Salesforce is the enterprise standard. It is the most powerful and customizable CRM available but also the most complex and expensive. Best for businesses with 50+ users, complex sales processes, and dedicated CRM administrators.
HubSpot excels at inbound marketing and offers a generous free tier. Its interface is intuitive, and its marketing automation capabilities are best-in-class. Best for marketing-driven businesses with 5-50 users.
GoHighLevel is purpose-built for agencies and local service businesses. It combines CRM, email, SMS, phone, booking, and reputation management in one platform. Best for service businesses and marketing agencies.
Zoho CRM offers enterprise-level features at mid-market pricing. Its customization capabilities rival Salesforce at a fraction of the cost. Best for businesses that need flexibility without enterprise budgets.
Pipedrive is the simplest sales-focused CRM. Its visual pipeline interface is the most intuitive in the market. Best for small sales teams that want a straightforward system without complexity.
Implementation Timeline
A proper CRM implementation follows a predictable timeline. Weeks 1-2 focus on process mapping and platform configuration. Weeks 3-4 handle data migration and automation building. Weeks 5-6 cover team training and parallel running. By week 8, the old system is retired and the CRM is fully operational.
The most common mistake is rushing this timeline. CRM implementations that skip the process mapping phase or compress training inevitably result in poor adoption and underperformance.
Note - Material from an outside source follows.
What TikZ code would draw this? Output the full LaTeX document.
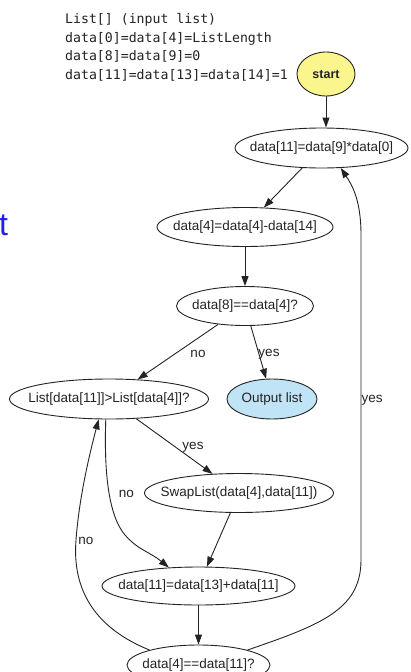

The ROI of Getting It Right
The numbers speak for themselves. Businesses with properly implemented CRM automation see 30-50% reductions in lead response time, 25-40% increases in conversion rates, 15-20 hours per week saved on administrative tasks per sales rep, and 15-25% increases in average deal size through better pipeline management.
For a business with five sales reps, these improvements can represent hundreds of thousands of dollars in additional annual revenue — from a system that costs a few hundred dollars per month.
The question is not whether your business can afford CRM automation. The question is whether you can afford to keep operating without it.